Сам Джок был помесь немецкой овчарки, родезийской овчарки и еще, кажется, терьера. От них-то ему и достались темные бока и спина, длинная грустная морда и маленькие нахальные уши. Что и говорить, чистопородными статями он похвастать не мог, достоинства его заключались в благородстве, оно было ему и в самом деле присуще. Но еще больше преувеличивалось мамой, которая перенесла на этого пса всю свою любовь, когда уехал учиться брат. Теоретически хозяином Джока считался он. Только зачем дарить мальчику собаку, если он через несколько дней уедет в город учиться и будет жить там и осень, и зиму, и весну? Да затем, далеко — ведь детям фермеров неизбежно приходится уезжать в город, когда приходит время идти в школу. Трепля Джока по маленьким чутким ушам, она ворковала: «Милый мой Джок! Славный ты мой пес! Такой умный, хороший, да, Джок, да, ты у меня очень, очень хороший!..» Отец не выдерживал:
— Ради бога, мать, не порти нам пса! Это же тебе не комнатная собачка, не болонка какая-нибудь, это сторожевой пес, ему место во дворе.
Мама ничего ему не отвечала, на лице у нее появлялось такое знакомое выражение непонятого страдания, она еще ниже наклонялась к Джоку, прямо щекой к его быстрому розовому язычку, и продолжала причитать:
— Бедненький Джок, да, да, да, бедненькая собачка! Кто сказал, что ты сторожевой пес, кто сказал, что тебе место во дворе? Ты моя хорошая собаченька, ты у меня такой маленький, несмышленый.
Против этого возмущался брат, возмущался отец, возмущалась я. Все мы в свое время не пожелали быть «маленькими и несмышлеными», каждый по-своему взбунтовался и вырвался из-под ее опеки, и сейчас нам тошно было видеть, как сильного и здорового молодого пса превращают в хлипкого неженку, как когда-то пытались превратить нас. Впрочем, в глубине души все мы были довольны, отчетливо сознавая это и мучась сознанием вины, что на Джока теперь изливается вся забота матери, у которой была болезненная потребность опекать и защищать «маленьких и несмышленых».
Мы все время ощущали ее укор. Когда мама склонялась грустным лицом к животному и гладила его своими тонкими белыми руками в кольцах, которые соскальзывали с ее пальцев, и приговаривала: «Джок, собаченька, ты у меня такой благородный», мы с отцом я братом начинали задыхаться от возмущения, нам хотелось вырвать у нее Джока и пустить его носиться по усадьбе, как и положено молодому жизнерадостному зверю, или самим убежать куда глаза глядят, чтобы никогда больше не слышать этой ужасной тоскливой жалобы в ее голосе. В том, что в голосе ее звучит жалоба, виноваты были только мы: если бы мы позволили себя опекать, согласились стать благовоспитанными или хотя бы послушными, не пришлось бы Джоку так часто сидеть у маминых ног, положив ей на колени свою верную, благородную голову, а ей гладить его, тосковать и мучиться.
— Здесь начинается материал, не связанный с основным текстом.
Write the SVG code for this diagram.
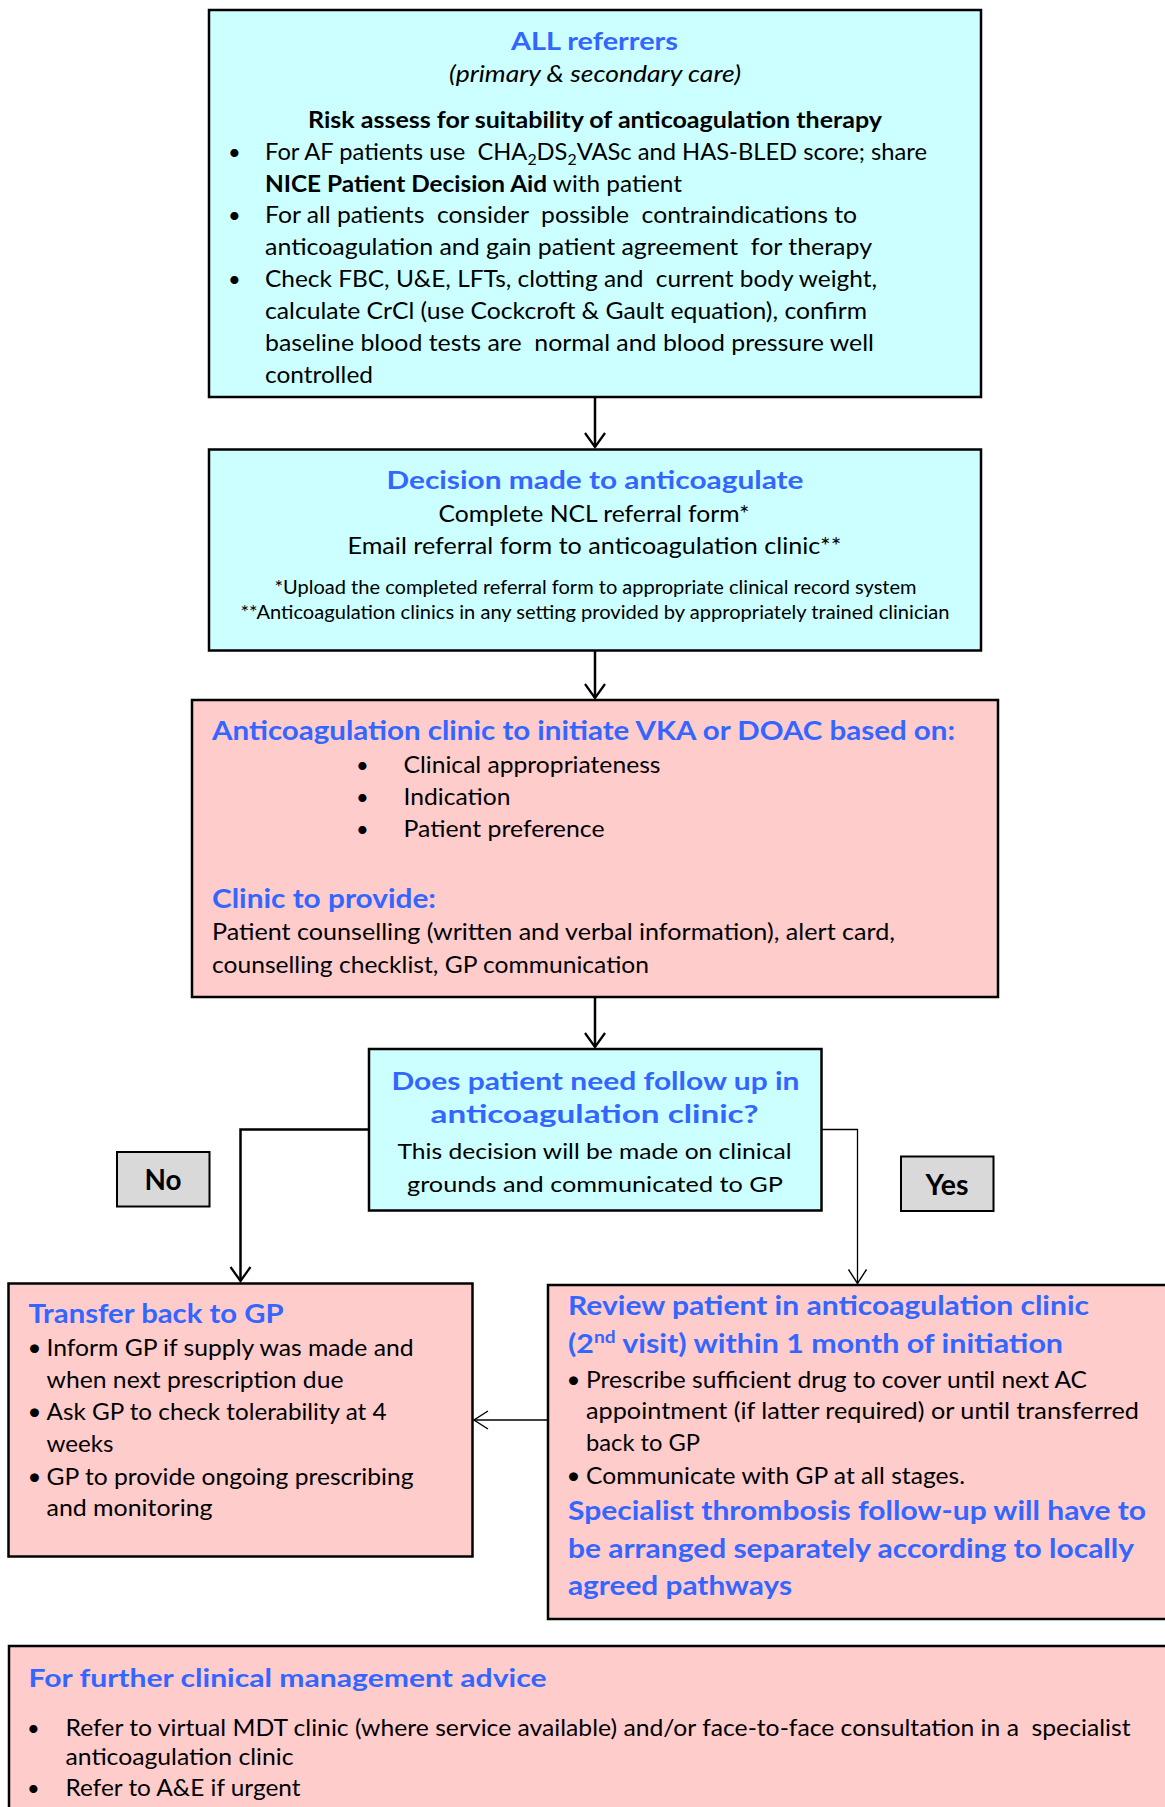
<svg xmlns="http://www.w3.org/2000/svg" width="1165" height="1807" viewBox="0 0 1165 1807">
<defs>
<style>
text{font-family:Lato,"Open Sans","Liberation Sans",sans-serif;fill:#000}
.h{font-weight:700;fill:#3366FF}
.bd{font-weight:700}
.it{font-style:italic}
.cy{fill:#CCFFFF;stroke:#000;stroke-width:2.5}
.pk{fill:#FFCCCC;stroke:#000;stroke-width:2.5}
.gr{fill:#D9D9D9;stroke:#000;stroke-width:2}
.thick{fill:none;stroke:#000;stroke-width:2.5}
.thin{fill:none;stroke:#000;stroke-width:1.3}
</style>
<marker id="arr" markerUnits="userSpaceOnUse" viewBox="-16 -12 18 24" markerWidth="18" markerHeight="24" refX="0" refY="0" orient="auto"><path d="M-14,-10 L0,0 L-14,10" fill="none" stroke="#000" stroke-width="2.2"/></marker>
<marker id="arrThin" markerUnits="userSpaceOnUse" viewBox="-16 -12 18 24" markerWidth="18" markerHeight="24" refX="0" refY="0" orient="auto"><path d="M-14,-9 L0,0 L-14,9" fill="none" stroke="#000" stroke-width="1.4"/></marker>
</defs>
<rect width="1165" height="1807" fill="#fff"/>

<g id="connectors">
<path class="thick" d="M595,398 V447" marker-end="url(#arr)"/>
<path class="thick" d="M595,651 V698" marker-end="url(#arr)"/>
<path class="thick" d="M595,997 V1047" marker-end="url(#arr)"/>
<path class="thick" d="M369,1129.5 H240.5 V1281" marker-end="url(#arr)"/>
<path class="thin" d="M821.5,1129.5 H857.5 V1283.5" marker-end="url(#arrThin)"/>
<path class="thin" d="M548,1420 H474" marker-end="url(#arrThin)"/>
</g>

<g id="node-referrers">
<rect class="cy" x="209" y="10" width="772" height="387"/>
<text class="h" x="511" y="50" font-size="25.5" textLength="167" lengthAdjust="spacingAndGlyphs">ALL referrers</text>
<text class="it" x="449" y="81.5" font-size="22.5" textLength="292" lengthAdjust="spacingAndGlyphs">(primary &amp; secondary care)</text>
<text class="bd" x="308" y="128" font-size="22.5" textLength="574" lengthAdjust="spacingAndGlyphs">Risk assess for suitability of anticoagulation therapy</text>
<text x="228" y="160" font-size="22">•</text>
<text x="265" y="160" font-size="22.5" textLength="662" lengthAdjust="spacingAndGlyphs" xml:space="preserve">For AF patients use  CHA<tspan font-size="15" dy="5">2</tspan><tspan dy="-5">DS</tspan><tspan font-size="15" dy="5">2</tspan><tspan dy="-5">VASc and HAS-BLED score; share</tspan></text>
<text x="265" y="191.5" font-size="22.5" textLength="417" lengthAdjust="spacingAndGlyphs"><tspan class="bd">NICE Patient Decision Aid</tspan> with patient</text>
<text x="228" y="223" font-size="22">•</text>
<text x="265" y="223" font-size="22.5" textLength="592" lengthAdjust="spacingAndGlyphs" xml:space="preserve">For all patients  consider  possible  contraindications to</text>
<text x="265" y="255" font-size="22.5" textLength="607" lengthAdjust="spacingAndGlyphs" xml:space="preserve">anticoagulation and gain patient agreement  for therapy</text>
<text x="228" y="287" font-size="22">•</text>
<text x="265" y="287" font-size="22.5" textLength="612" lengthAdjust="spacingAndGlyphs" xml:space="preserve">Check FBC, U&amp;E, LFTs, clotting and  current body weight,</text>
<text x="265" y="318.5" font-size="22.5" textLength="602" lengthAdjust="spacingAndGlyphs">calculate CrCl (use Cockcroft &amp; Gault equation), confirm</text>
<text x="265" y="351" font-size="22.5" textLength="609" lengthAdjust="spacingAndGlyphs" xml:space="preserve">baseline blood tests are  normal and blood pressure well</text>
<text x="265" y="383" font-size="22.5" textLength="108" lengthAdjust="spacingAndGlyphs">controlled</text>
</g>

<g id="node-decision">
<rect class="cy" x="209" y="449.5" width="772" height="201"/>
<text class="h" x="386.5" y="488.5" font-size="25.5" textLength="417" lengthAdjust="spacingAndGlyphs">Decision made to anticoagulate</text>
<text x="438.5" y="521.5" font-size="22.5" textLength="311" lengthAdjust="spacingAndGlyphs">Complete NCL referral form*</text>
<text x="347.5" y="553.5" font-size="22.5" textLength="494" lengthAdjust="spacingAndGlyphs">Email referral form to anticoagulation clinic**</text>
<text x="274.5" y="594" font-size="18.5" textLength="642" lengthAdjust="spacingAndGlyphs">*Upload the completed referral form to appropriate clinical record system</text>
<text x="240.5" y="618.5" font-size="18.5" textLength="709" lengthAdjust="spacingAndGlyphs">**Anticoagulation clinics in any setting provided by appropriately trained clinician</text>
</g>

<g id="node-initiate">
<rect class="pk" x="192" y="700" width="806" height="297"/>
<text class="h" x="212" y="740" font-size="27" textLength="743" lengthAdjust="spacingAndGlyphs">Anticoagulation clinic to initiate VKA or DOAC based on:</text>
<text x="356" y="773" font-size="22">•</text>
<text x="403.5" y="773" font-size="22.5" textLength="257" lengthAdjust="spacingAndGlyphs">Clinical appropriateness</text>
<text x="356" y="805" font-size="22">•</text>
<text x="403.5" y="805" font-size="22.5" textLength="107" lengthAdjust="spacingAndGlyphs">Indication</text>
<text x="356" y="837" font-size="22">•</text>
<text x="403.5" y="837" font-size="22.5" textLength="201" lengthAdjust="spacingAndGlyphs">Patient preference</text>
<text class="h" x="212" y="907.5" font-size="27" textLength="224" lengthAdjust="spacingAndGlyphs">Clinic to provide:</text>
<text x="212" y="940" font-size="22.5" textLength="683" lengthAdjust="spacingAndGlyphs">Patient counselling (written and verbal information), alert card,</text>
<text x="212" y="972.5" font-size="22.5" textLength="437" lengthAdjust="spacingAndGlyphs">counselling checklist, GP communication</text>
</g>

<g id="node-followup">
<rect class="cy" x="369" y="1049" width="452.5" height="161.5"/>
<text class="h" x="391.5" y="1089.5" font-size="25.5" textLength="408" lengthAdjust="spacingAndGlyphs">Does patient need follow up in</text>
<text class="h" x="430.5" y="1122.5" font-size="25.5" textLength="328" lengthAdjust="spacingAndGlyphs">anticoagulation clinic?</text>
<text x="397.5" y="1159" font-size="21.5" textLength="394" lengthAdjust="spacingAndGlyphs">This decision will be made on clinical</text>
<text x="407" y="1191.5" font-size="21.5" textLength="376" lengthAdjust="spacingAndGlyphs">grounds and communicated to GP</text>
</g>

<g id="label-no">
<rect class="gr" x="117" y="1152" width="92.5" height="54.5"/>
<text class="bd" x="163" y="1190" font-size="28" text-anchor="middle" textLength="37" lengthAdjust="spacingAndGlyphs">No</text>
</g>

<g id="label-yes">
<rect class="gr" x="901" y="1156.5" width="92.5" height="54.5"/>
<text class="bd" x="947" y="1194.5" font-size="28" text-anchor="middle" textLength="43" lengthAdjust="spacingAndGlyphs">Yes</text>
</g>

<g id="node-transfer">
<rect class="pk" x="8.5" y="1283.5" width="464" height="273"/>
<text class="h" x="28.5" y="1322.5" font-size="27" textLength="255" lengthAdjust="spacingAndGlyphs">Transfer back to GP</text>
<text x="27.5" y="1356" font-size="24">•</text>
<text x="46.5" y="1356" font-size="24" textLength="367" lengthAdjust="spacingAndGlyphs">Inform GP if supply was made and</text>
<text x="46.5" y="1387.5" font-size="24" textLength="297" lengthAdjust="spacingAndGlyphs">when next prescription due</text>
<text x="27.5" y="1420" font-size="24">•</text>
<text x="46.5" y="1420" font-size="24" textLength="340" lengthAdjust="spacingAndGlyphs">Ask GP to check tolerability at 4</text>
<text x="46.5" y="1451.5" font-size="24" textLength="67" lengthAdjust="spacingAndGlyphs">weeks</text>
<text x="27.5" y="1484.5" font-size="24">•</text>
<text x="46.5" y="1484.5" font-size="24" textLength="367" lengthAdjust="spacingAndGlyphs">GP to provide ongoing prescribing</text>
<text x="46.5" y="1516" font-size="24" textLength="166" lengthAdjust="spacingAndGlyphs">and monitoring</text>
</g>

<g id="node-review">
<rect class="pk" x="548" y="1285" width="630" height="334"/>
<text class="h" x="568" y="1315" font-size="27" textLength="521" lengthAdjust="spacingAndGlyphs">Review patient in anticoagulation clinic</text>
<text class="h" x="568" y="1352.5" font-size="27" textLength="495" lengthAdjust="spacingAndGlyphs">(2<tspan font-size="17" dy="-10">nd</tspan><tspan dy="10"> visit) within 1 month of initiation</tspan></text>
<text x="566.5" y="1387.5" font-size="24">•</text>
<text x="586" y="1387.5" font-size="24" textLength="501" lengthAdjust="spacingAndGlyphs">Prescribe sufficient drug to cover until next AC</text>
<text x="586" y="1418.5" font-size="24" textLength="553" lengthAdjust="spacingAndGlyphs">appointment (if latter required) or until transferred</text>
<text x="586" y="1451" font-size="24" textLength="114" lengthAdjust="spacingAndGlyphs">back to GP</text>
<text x="566.5" y="1483.5" font-size="24">•</text>
<text x="586" y="1483.5" font-size="24" textLength="379" lengthAdjust="spacingAndGlyphs">Communicate with GP at all stages.</text>
<text class="h" x="568" y="1520" font-size="27" textLength="578" lengthAdjust="spacingAndGlyphs">Specialist thrombosis follow-up will have to</text>
<text class="h" x="568" y="1557.5" font-size="27" textLength="566" lengthAdjust="spacingAndGlyphs">be arranged separately according to locally</text>
<text class="h" x="568" y="1595" font-size="27" textLength="224" lengthAdjust="spacingAndGlyphs">agreed pathways</text>
</g>

<g id="node-advice">
<rect class="pk" x="9" y="1646" width="1170" height="180"/>
<text class="h" x="28.5" y="1687" font-size="25.5" textLength="518" lengthAdjust="spacingAndGlyphs">For further clinical management advice</text>
<text x="27" y="1736" font-size="22">•</text>
<text x="65.5" y="1736" font-size="22.5" textLength="1065" lengthAdjust="spacingAndGlyphs" xml:space="preserve">Refer to virtual MDT clinic (where service available) and/or face-to-face consultation in a  specialist</text>
<text x="65.5" y="1765" font-size="22.5" textLength="228" lengthAdjust="spacingAndGlyphs">anticoagulation clinic</text>
<text x="27" y="1796" font-size="22">•</text>
<text x="65.5" y="1796" font-size="22.5" textLength="235" lengthAdjust="spacingAndGlyphs">Refer to A&amp;E if urgent</text>
</g>
</svg>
И отец решил, что нужно завести еще одну собаку, иначе Джока превратят в «слюнявого неженку». При этих словах, прозвучавших отголоском бесчисленных семейных баталий, брат вспыхнул, надулся и демонстративно вышел из комнаты. Однако мама и слышать не желала о второй собаке, пока Джок не стал бегать тайком в поселок к нашим работникам-неграм играть с их собаками.